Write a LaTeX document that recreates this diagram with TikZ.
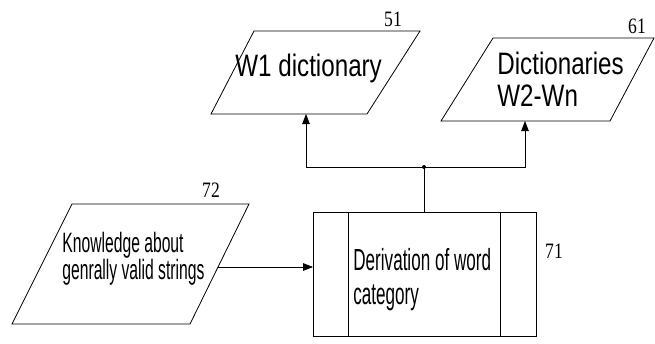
\documentclass[tikz,border=0pt]{standalone}
\usepackage{fontspec}
\setmainfont{Liberation Sans}
\newfontfamily\dictfont[FakeStretch=0.78]{Liberation Sans}
\newfontfamily\condfont[FakeStretch=0.56]{Liberation Sans}
\newfontfamily\numfont[FakeStretch=0.8]{Liberation Serif}
\usetikzlibrary{arrows.meta, positioning}

\begin{document}
\begin{tikzpicture}[x=1pt, y=-1pt, line width=0.8pt,
    dictlabel/.style={inner sep=0pt, anchor=north west, align=left, font={\dictfont\fontsize{31}{32}\selectfont}},
    knowlabel/.style={inner sep=0pt, anchor=north west, align=left, font={\condfont\fontsize{28}{25}\selectfont}},
    derivlabel/.style={inner sep=0pt, anchor=north west, align=left, font={\condfont\fontsize{30.5}{34}\selectfont}},
    refnum/.style={inner sep=0pt, font={\numfont\fontsize{22}{24}\selectfont}},
    flow/.style={-{Triangle[length=10pt, width=7.5pt]}}]
    \useasboundingbox (0,0) rectangle (655,343);

    % W1 dictionary
    \draw (254,31) -- (420,31) -- (367,114) -- (211,114) -- cycle;
    \node[dictlabel] (w1) at (235,54) {W1 dictionary};
    \node[refnum] (n51) at (393,19) {51};
    \coordinate (w1in) at (306,114);

    % Dictionaries W2-Wn
    \draw (493,38) -- (654,38) -- (610,121) -- (441,121) -- cycle;
    \node[dictlabel] (wn) at (497,52) {Dictionaries\\W2-Wn};
    \node[refnum] (n61) at (637,26) {61};
    \coordinate (wnin) at (525,121);

    % Knowledge about strings
    \draw (72,204) -- (249,204) -- (190,324) -- (12,324) -- cycle;
    \node[knowlabel] (know) at (62,232) {Knowledge about\\genrally valid strings};
    \node[refnum] (n72) at (211,190) {72};
    \coordinate (kout) at (218,267);

    % Derivation box
    \node[draw, minimum width=223pt, minimum height=124pt, inner sep=0pt] (deriv) at (425,274.5) {};
    \draw ([xshift=35.5pt]deriv.north west) -- ([xshift=35.5pt]deriv.south west);
    \draw ([xshift=-37pt]deriv.north east) -- ([xshift=-37pt]deriv.south east);
    \node[derivlabel] (derivtext) at (353,248) {Derivation of word\\category};
    \node[refnum] (n71) at (554,251) {71};

    % Connectors
    \coordinate (split) at (424,167);
    \draw[flow] (kout) -- (kout -| deriv.west);
    \draw (split |- deriv.north) -- (split);
    \draw[flow] (split) -| (w1in);
    \draw[flow] (split) -| (wnin);
    \fill (split) circle (2pt);

\end{tikzpicture}
\end{document}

┄┄┄┄┄┄

§ **Your task**:
Up to and including the line containing "(kout) at (218,267);", repeat every line from the start of the data, but none of the pictures.

§ **The reply**:
Write a LaTeX document that recreates this diagram with TikZ.
\documentclass[tikz,border=0pt]{standalone}
\usepackage{fontspec}
\setmainfont{Liberation Sans}
\newfontfamily\dictfont[FakeStretch=0.78]{Liberation Sans}
\newfontfamily\condfont[FakeStretch=0.56]{Liberation Sans}
\newfontfamily\numfont[FakeStretch=0.8]{Liberation Serif}
\usetikzlibrary{arrows.meta, positioning}

\begin{document}
\begin{tikzpicture}[x=1pt, y=-1pt, line width=0.8pt,
    dictlabel/.style={inner sep=0pt, anchor=north west, align=left, font={\dictfont\fontsize{31}{32}\selectfont}},
    knowlabel/.style={inner sep=0pt, anchor=north west, align=left, font={\condfont\fontsize{28}{25}\selectfont}},
    derivlabel/.style={inner sep=0pt, anchor=north west, align=left, font={\condfont\fontsize{30.5}{34}\selectfont}},
    refnum/.style={inner sep=0pt, font={\numfont\fontsize{22}{24}\selectfont}},
    flow/.style={-{Triangle[length=10pt, width=7.5pt]}}]
    \useasboundingbox (0,0) rectangle (655,343);

    % W1 dictionary
    \draw (254,31) -- (420,31) -- (367,114) -- (211,114) -- cycle;
    \node[dictlabel] (w1) at (235,54) {W1 dictionary};
    \node[refnum] (n51) at (393,19) {51};
    \coordinate (w1in) at (306,114);

    % Dictionaries W2-Wn
    \draw (493,38) -- (654,38) -- (610,121) -- (441,121) -- cycle;
    \node[dictlabel] (wn) at (497,52) {Dictionaries\\W2-Wn};
    \node[refnum] (n61) at (637,26) {61};
    \coordinate (wnin) at (525,121);

    % Knowledge about strings
    \draw (72,204) -- (249,204) -- (190,324) -- (12,324) -- cycle;
    \node[knowlabel] (know) at (62,232) {Knowledge about\\genrally valid strings};
    \node[refnum] (n72) at (211,190) {72};
    \coordinate (kout) at (218,267);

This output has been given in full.